Archaeologist Simon Johnson and Helen Foggo, Planning Manager from David Wilson Homes, with a section of the aqueduct being lifted out of the ground. Courtesy David Wilson Homes
Archaeologists unearthing parts of an underground Roman aqueduct in Lincoln have found the first evidence that it was actually used, contrary to previous thinking.
The aqueduct, near Lincoln’s Nettleham Road, has been known about for centuries, and archaeological investigations of it were carried out in the 1950s and 70s, with no firm evidence for their ever carrying water being found.
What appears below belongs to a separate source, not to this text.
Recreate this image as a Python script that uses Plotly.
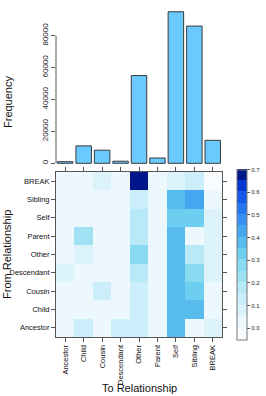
import plotly.graph_objects as go

W, H = 266, 396

relationships = ["Ancestor", "Child", "Cousin", "Descendant", "Other",
                 "Parent", "Self", "Sibling", "BREAK"]

# Frequency of each "To" relationship (top bar chart)
frequency = [1000, 10900, 8200, 1300, 55000, 3300, 95000, 86000, 14400]

# Transition proportions: one list per "From" relationship,
# values in the order of the "To" relationships above
from_ancestor   = [0.02, 0.12, 0.02, 0.15, 0.15, 0.02, 0.37, 0.02, 0.08]
from_child      = [0.02, 0.02, 0.02, 0.02, 0.12, 0.02, 0.37, 0.37, 0.02]
from_cousin     = [0.02, 0.02, 0.12, 0.02, 0.11, 0.02, 0.37, 0.32, 0.02]
from_descendant = [0.07, 0.02, 0.02, 0.02, 0.17, 0.02, 0.37, 0.27, 0.07]
from_other      = [0.02, 0.07, 0.02, 0.02, 0.27, 0.02, 0.37, 0.17, 0.07]
from_parent     = [0.02, 0.22, 0.02, 0.02, 0.17, 0.02, 0.37, 0.02, 0.07]
from_self       = [0.02, 0.02, 0.02, 0.02, 0.17, 0.02, 0.32, 0.32, 0.07]
from_sibling    = [0.02, 0.02, 0.02, 0.02, 0.12, 0.02, 0.37, 0.42, 0.03]
from_break      = [0.02, 0.02, 0.07, 0.02, 0.68, 0.02, 0.08, 0.12, 0.00]

proportions = [from_ancestor, from_child, from_cousin, from_descendant,
               from_other, from_parent, from_self, from_sibling, from_break]

bar_ticks = [0, 20000, 40000, 60000, 80000]
bar_tick_labels = ["0", "20000", "40000", "60000", "80000"]
cb_ticks = [0.0, 0.1, 0.2, 0.3, 0.4, 0.5, 0.6, 0.7]
cb_tick_labels = ["0.0", "0.1", "0.2", "0.3", "0.4", "0.5", "0.6", "0.7"]

# stepped colour scale, 15 bands from -0.05 to 0.70
band_colors = ["#F8FCFF", "#ECF8FE", "#DDF3FC", "#CCEEFB", "#B8E9F7",
               "#A0E2F4", "#88DAF1", "#6ECEF0", "#57BBEE", "#45A7F0",
               "#3690F2", "#2676F2", "#1558EC", "#0836D0", "#02168C"]
zmin, zmax = -0.05, 0.70
n = len(band_colors)
colorscale = []
for i, c in enumerate(band_colors):
    lo = i / n + (0.002 if i > 0 else 0)
    hi = (i + 1) / n + (0.002 if i < n - 1 else 0)
    colorscale.append([lo, c])
    colorscale.append([min(hi, 1.0), c])

def px_x(p):
    return p / W

def px_y(p):
    return 1 - p / H

FONT = "Liberation Sans, Arial, sans-serif"
AX = "#555555"

fig = go.Figure()

fig.add_trace(go.Bar(
    x=relationships, y=frequency, xaxis="x", yaxis="y",
    marker=dict(color="#6AC9FF", line=dict(color="#3a3a3a", width=1)),
    width=0.84, showlegend=False,
))

fig.add_trace(go.Heatmap(
    x=relationships, y=relationships, z=proportions,
    xaxis="x2", yaxis="y2",
    zmin=zmin, zmax=zmax, colorscale=colorscale,
    colorbar=dict(
        x=px_x(237), xanchor="left", xpad=0,
        y=px_y(254.5), yanchor="middle", ypad=0,
        len=169.6 / H, lenmode="fraction", thickness=10,
        outlinewidth=1, outlinecolor="#777777",
        tickmode="array", tickvals=cb_ticks, ticktext=cb_tick_labels,
        ticks="outside", ticklen=3, tickcolor=AX,
        tickfont=dict(size=6, color="#222222", family=FONT),
    ),
))

x_domain = [px_x(56), px_x(222)]

fig.update_layout(
    width=W, height=H, autosize=False,
    margin=dict(l=0, r=0, t=0, b=0, autoexpand=False),
    paper_bgcolor="white", plot_bgcolor="white",
    font=dict(family=FONT, color="#111111"),
    xaxis=dict(domain=x_domain, anchor="y", type="category",
               range=[-0.5, 8.5], showticklabels=False, ticks="",
               showline=False, showgrid=False, zeroline=False,
               automargin=False),
    yaxis=dict(domain=[px_y(166), px_y(6)], anchor="x",
               range=[-1700, 98600], tickmode="array", tickvals=bar_ticks,
               ticktext=bar_tick_labels,
               ticks="outside", ticklen=4, tickcolor=AX, tickangle=-90,
               tickfont=dict(size=8, color="#222222"),
               showline=False, showgrid=False, zeroline=False,
               automargin=False),
    xaxis2=dict(domain=x_domain, anchor="y2", type="category",
                range=[-0.5, 8.5], tickangle=-90,
                ticks="outside", ticklen=4, tickcolor=AX,
                showline=True, linecolor=AX, linewidth=1, mirror="ticks",
                tickfont=dict(size=7.5, color="#111111"),
                showgrid=False, zeroline=False, automargin=False),
    yaxis2=dict(domain=[px_y(337), px_y(172)], anchor="x2", type="category",
                range=[-0.5, 8.5],
                ticks="outside", ticklen=4, tickcolor=AX,
                showline=True, linecolor=AX, linewidth=1, mirror="ticks",
                tickfont=dict(size=7.5, color="#111111"),
                showgrid=False, zeroline=False, automargin=False),
    shapes=[dict(type="line", xref="paper", yref="y",
                 x0=px_x(56), x1=px_x(56), y0=0, y1=80000,
                 line=dict(color=AX, width=1))],
    annotations=[
        dict(text="Frequency", xref="paper", yref="paper",
             x=px_x(8), y=px_y(102), xanchor="center", yanchor="middle",
             textangle=-90, showarrow=False,
             font=dict(size=11, color="#111111")),
        dict(text="From Relationship", xref="paper", yref="paper",
             x=px_x(7), y=px_y(255), xanchor="center", yanchor="middle",
             textangle=-90, showarrow=False,
             font=dict(size=11, color="#111111")),
        dict(text="To Relationship", xref="paper", yref="paper",
             x=px_x(139), y=px_y(388), xanchor="center", yanchor="middle",
             showarrow=False,
             font=dict(size=11, color="#111111")),
    ],
)

fig.write_html("out.html",
               config={"displayModeBar": False, "staticPlot": True},
               post_script="document.body.style.margin='0px';"
                           "document.body.style.overflow='hidden';")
However, with the recent start of a housing development on the site, the time came for sections of the piping to be removed and studied thoroughly.
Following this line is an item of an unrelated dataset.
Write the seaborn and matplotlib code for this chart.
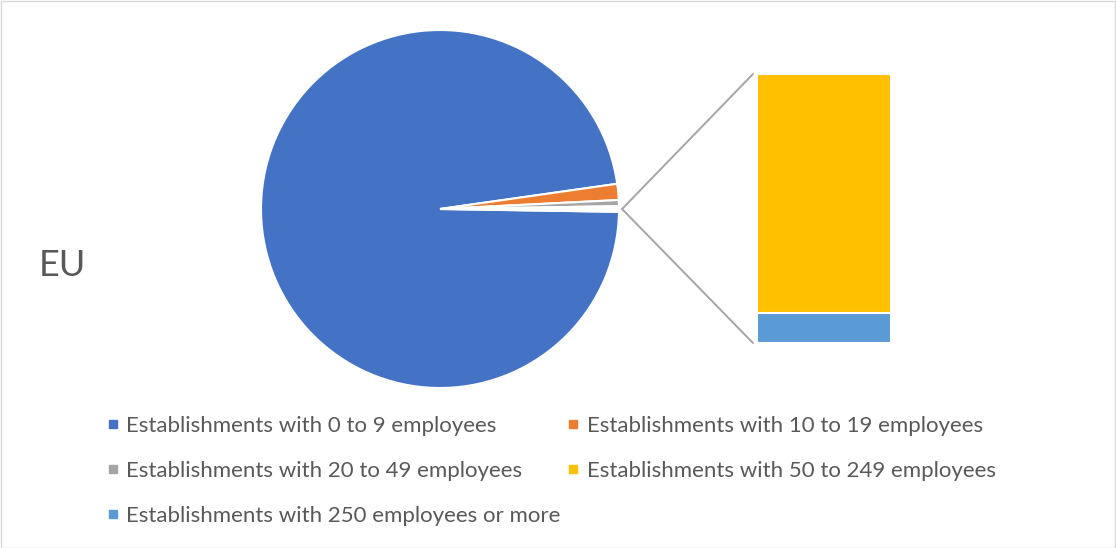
import matplotlib
matplotlib.use("Agg")
import matplotlib.pyplot as plt
from matplotlib.lines import Line2D
from matplotlib.patches import ConnectionPatch, Rectangle
import numpy as np
import pandas as pd
import seaborn as sns

# share of establishments by size class (%)
categories = [
    "Establishments with 0 to 9 employees",
    "Establishments with 10 to 19 employees",
    "Establishments with 20 to 49 employees",
    "Establishments with 50 to 249 employees",
    "Establishments with 250 employees or more",
]
shares = [97.5, 1.45, 0.55, 0.445, 0.055]
colors = ["#4472C4", "#ED7D31", "#A5A5A5", "#FFC000", "#5B9BD5"]
region = "EU"

W, H = 1116, 548
text_color = "#595959"

sns.set_theme(style="white")
plt.rcParams["font.family"] = ["Lato", "DejaVu Sans"]

fig = plt.figure(figsize=(W / 100, H / 100), dpi=100)


def px_axes(x0, y0, x1, y1):
    """axes placed by pixel box (top-left origin)"""
    return fig.add_axes([x0 / W, 1 - y1 / H, (x1 - x0) / W, (y1 - y0) / H])


# main pie, last two classes merged into the "other" slice
main_vals = shares[:3] + [sum(shares[3:])]
other_deg = main_vals[-1] / sum(main_vals) * 360
ax_pie = px_axes(261, 30, 619, 388)
ax_pie.pie(
    main_vals,
    colors=colors[:3] + ["white"],
    startangle=-other_deg / 2,
    counterclock=False,
    wedgeprops=dict(edgecolor="white", linewidth=1.5),
)
ax_pie.set_xlim(-1, 1)
ax_pie.set_ylim(-1, 1)
ax_pie.set_aspect("equal")
ax_pie.axis("off")

# secondary stacked bar
other_total = sum(shares[3:])
bar_df = pd.DataFrame({"part": ["other"], "total": [other_total], "bottom": [shares[4]]})
ax_bar = px_axes(757, 74, 891, 343)
sns.barplot(data=bar_df, x="part", y="total", color=colors[3], saturation=1, width=1,
            edgecolor="white", linewidth=1.5, ax=ax_bar)
sns.barplot(data=bar_df, x="part", y="bottom", color=colors[4], saturation=1, width=1,
            edgecolor="white", linewidth=1.5, ax=ax_bar)
ax_bar.set_xlim(-0.5, 0.5)
ax_bar.set_ylim(0, other_total)
ax_bar.axis("off")

# connector lines from the other slice to the bar
for yb in (other_total, 0):
    con = ConnectionPatch(xyA=(1.017, 0), coordsA=ax_pie.transData,
                          xyB=(-0.53, yb), coordsB=ax_bar.transData,
                          color="#A5A5A5", lw=1.4)
    fig.add_artist(con)

fig.text(39 / W, 1 - 266 / H, region, fontsize=26, va="center", ha="left", color=text_color)

handles = [Line2D([], [], marker="s", ls="", color=c, markersize=6) for c in colors]
order = [0, 2, 4, 1, 3]
fig.legend([handles[i] for i in order], [categories[i] for i in order],
           ncol=2, loc="upper left", bbox_to_anchor=(106 / W, 1 - 416 / H),
           frameon=False, fontsize=16, labelcolor=text_color,
           handlelength=0.6, handletextpad=0.31, columnspacing=0.27, labelspacing=1.12,
           borderpad=0, borderaxespad=0)

fig.add_artist(Rectangle((0.5 / W, 0.5 / H), 1 - 1.5 / W, 1 - 1.5 / H, transform=fig.transFigure,
                         fill=False, edgecolor="#D9D9D9", lw=1))

fig.savefig("out.png", dpi=100)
Excavations also revealed that a road thought to have been a Roman construction is in fact post-medieval.
Simon Johnson, principal archaeologist at Pre-Construct Archaeology, who carried out the work, explained that visible calcium deposits suggest the pipes did carry water.
“There’s been persistent questions over whether the aqueduct ever functioned,” he said. “We’ve got at least one section where there is furring around the full circumference, suggesting it was used. Who knows for how long? You’re looking at decades to produce that sort of deposit, I should think.”
The aqueduct – an ingenious piece of Roman engineering – is thought to have taken water from a spring known as Roaring Meg, about one kilometre north of the site. There are several theories about the pipes: they might have been up to ten miles long, and possibly fed public baths, or a header tank for further distribution.
The Roman plumbing system is constructed from a series of terracotta pipes surrounded with ‘Roman concrete’, a lime mortar mixed with brick dust and chips (opus sigininum). The sealed construction meant that theoretically, water could be pressurised and transported uphill.
Simon and Helen with part of the terracotta piping in the ground. Courtesy David Wilson Homes
“Lincoln’s Roman aqueduct is one of the most famous in Britain,” said Michael Jones, the city archaeologist for Lincoln, “but also the most problematic, since we are still trying to understand how and from where water was brought uphill to the Roman city.”
“Any new evidence such as this is a bonus, and will not only allow more people to enjoy its fascination but also specialist engineers to test its strength under pressure.”
The sections of aqueduct within the site are well preserved due to their strong construction, apart from some damage by tree root growth and in places where service trenches have been dug. A section of the aqueduct will now be offered to Lincoln museum The Collection for public display, and site developers David Wilson Homes (who also funded the archaeological work) are donating another piece to a local school.
It is hoped that one part of the aqueduct will be subject to further analysis to determine whether it would have been able to support a pressurised flow of water. The limescale deposits could also be analysed, though whether this will yield clues as to how long the aqueduct was used is not certain.
The excavation also threw up a surprise about the road on top of the Roman water system. It was accepted that the road was a Roman creation (simply due to its proximity to the aqueduct) but these are usually well constructed, with cambers and ditches. The one on the site turned out not to be like this, and featured noticeable wheel ruts. In addition, investigations found artefacts such as glazed pottery fragments that date the road to much later, with lots of 17th-19th century debris including horseshoes, a buckle and lead shot adding weight to the theory.
“The excavations have shown clearly that the wide road surface that sealed the aqueduct is relatively recent and might date to the time when the city was growing again in the 18th century,” said Michael. “For example, do the ruts indicate very heavy loads, perhaps stone being brought from nearby quarries?”
One further discovery made during the work, prior to 43 homes being built on the site, has been that the individual pipes of the aqueduct were joined by terracotta collars – similar to modern drains.
“What we were assuming was that the pipes slotted together, with male and female ends, but actually they were male fitted with collars – a bit like modern pipes,” said Simon. “It was an unusual thing, bizarre really!”